Однако это объяснение больше смахивает на отговорку, ведь 7 старых линкоров и 7 эскортных авианосцев, находившиеся возле Сайпана, вполне могли остановить любое японское соединение или, по крайней мере, задержать его. Можно было оставить у Сайпана одну оперативную группу из состава ОС 58, ас 12 остальными авианосцами разыскать и атаковать японцев. Самолеты эскортных авианосцев и летающие лодки могли заранее обнаружить приближение любых японских кораблей, и остальные авианосцы вполне успели бы выслать самолеты на помощь. Как бы то ни было, адмирал Митчер был вынужден написать в своем рапорте: «Противник ушел. Единственная воздушная атака, проведенная в тот момент, когда он оказался в пределах досягаемости, причинила ему мало вреда. Вражеский флот не был уничтожен».
Впрочем, как существуют противники решений Спрюэнса, так же существуют и сторонники. Сэмюэль Морисон полностью его оправдывает, однако нужно учитывать, что Морисон писал официальную историю американского флота. Адмирал Нимиц в своем рапорте об операциях июня 1944 года обтекаемо заметил: «Можно бесконечно гадать, как следовало разыгрывать данный расклад и как можно было бы победить, если карты бы легли иначе». В общем, про Спрюэнса можно сказать то же самое, что про адмирала Джеллико в Ютландском сражении: он сделал все, чтобы не проиграть бой, и почти ничего не сделал, чтобы его выиграть.
Вы можете спросить: а при чем тут сандалии, вынесенные в заголовок? Я честно отвечу: действительно ни при чем. Но только эта фраза взята из официального документа, подготовленного штабом 1-го Мобильного Флота. Японские адмиралы, рассматривая итоги крупнейшей авианосной битвы, цитируют 49-ю главу Боевой Сутры, написанной, кажется, еще до рождества Христова. Остается лишь вопрос, который задавал Александр Васильевич Суворов: «В каком амбаре найден сей изъеденный мышами артикул?» И стоит ли после этого удивляться весьма своеобразным решениям японских адмиралов?

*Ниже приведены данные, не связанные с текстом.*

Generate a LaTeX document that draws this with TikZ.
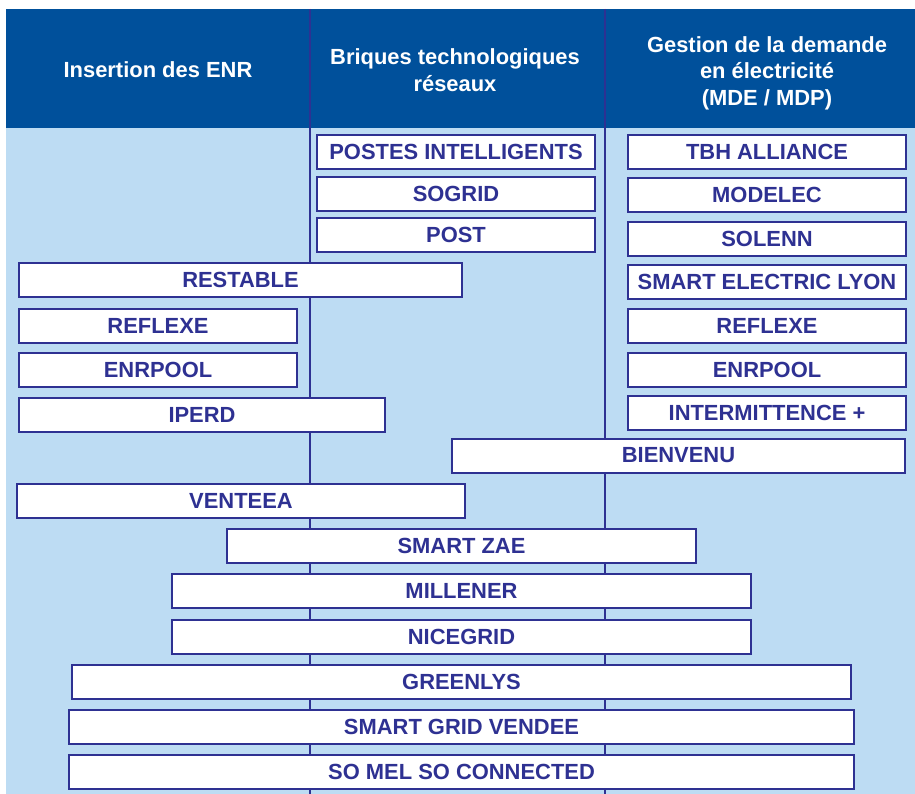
\documentclass[tikz,border=0pt]{standalone}
\usepackage{fontspec}
\setmainfont{Liberation Sans}
\definecolor{hdrblue}{RGB}{0,80,155}
\definecolor{paleblue}{RGB}{189,220,243}
\definecolor{navy}{RGB}{46,49,146}
\tikzset{
  proj/.style={draw=navy,line width=2bp,fill=white,text=navy,inner sep=0pt,
    minimum width=#1,minimum height=34bp,font=\fontsize{22}{26}\selectfont\bfseries},
  head/.style={text=white,align=center,font=\fontsize{22}{26.5}\selectfont\bfseries}
}

\begin{document}
\begin{tikzpicture}[x=1bp,y=-1bp]
\useasboundingbox (0,0) rectangle (915,794);
\fill[paleblue] (6,9) rectangle (915,794);
\fill[hdrblue] (6,9) rectangle (915,128);
\draw[navy,line width=2bp] (310,9) -- (310,794) (605,9) -- (605,794);
% column heads
\node[head] (hins) at (158,70) {Insertion des ENR};
\node[head] (hbri) at (455,70) {Briques technologiques\\réseaux};
\node[head] (hmde) at (767,73) {Gestion de la demande\\en électricité\\(MDE / MDP)};
% projects
\node[proj=278bp] (postes) at (456,151.5) {POSTES INTELLIGENTS};
\node[proj=278bp] (sogrid) at (456,193.5) {SOGRID};
\node[proj=278bp] (post) at (456,235) {POST};
\node[proj=278bp] (tbh) at (767,151.5) {TBH ALLIANCE};
\node[proj=278bp] (modelec) at (767,194.5) {MODELEC};
\node[proj=278bp] (solenn) at (767,238.5) {SOLENN};
\node[proj=278bp] (lyon) at (767,281.5) {SMART ELECTRIC LYON};
\node[proj=278bp] (reflexeR) at (767,325.5) {REFLEXE};
\node[proj=278bp] (enrpoolR) at (767,369.5) {ENRPOOL};
\node[proj=278bp] (intermit) at (767,412.5) {INTERMITTENCE +};
\node[proj=443bp] (restable) at (240.5,279.5) {RESTABLE};
\node[proj=278bp] (reflexeL) at (158,325.5) {REFLEXE};
\node[proj=278bp] (enrpoolL) at (158,369.5) {ENRPOOL};
\node[proj=366bp] (iperd) at (202,414.5) {IPERD};
\node[proj=453bp] (bienvenu) at (678.5,455.5) {BIENVENU};
\node[proj=448bp] (venteea) at (241,500.5) {VENTEEA};
\node[proj=469bp] (smartzae) at (461.5,545.5) {SMART ZAE};
\node[proj=579bp] (millener) at (461.5,590.5) {MILLENER};
\node[proj=579bp] (nicegrid) at (461.5,636.5) {NICEGRID};
\node[proj=779bp] (greenlys) at (461.5,681.5) {GREENLYS};
\node[proj=785bp] (vendee) at (461.5,726.5) {SMART GRID VENDEE};
\node[proj=785bp] (somel) at (461.5,771.5) {SO MEL SO CONNECTED};
\end{tikzpicture}
\end{document}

ВИРТУАЛЬНАЯ РЕАЛЬНОСТЬ НОМЕР ШЕСТЬ
Вечером 20 июня адмиралу Спрюэнсу пришлось решать тяжелую проблему. Он знал, что японский флот потерпел поражение в битве, но ее результаты Спрюэнса ни в коей мере не устраивали. Он до сих пор толком не знал, сколько японских авианосцев было потоплено, а сколько лишь повреждено, но вот что ему было известно точно — это количество совсем невелико. Летающая лодка «Маринер», которая следила за японским флотом, сообщила, что за многими кораблями тащится нефтяной след, поэтому можно было надеяться на новую добычу, однако погоню следовало вести со всем прилежанием. Серьезное недоумение вызвала радиограмма адмирала Митчера: «Учитывая восточный ветер, невозможно сближаться с противником на скорости более 15 узлов. Противник отходит в северо-западном направлении, вероятно готовя дозаправку. Нанесены некоторые повреждения. Вчера зенитный огонь был особенно плотным и точным. Многие самолеты повреждены. Мы надеемся найти сегодня пару подбитых кораблей». Ее можно было трактовать как угодно — и как желание устремиться в погоню, и как совершенно законное основание никакой погони не вести: ветер, мол, не тот.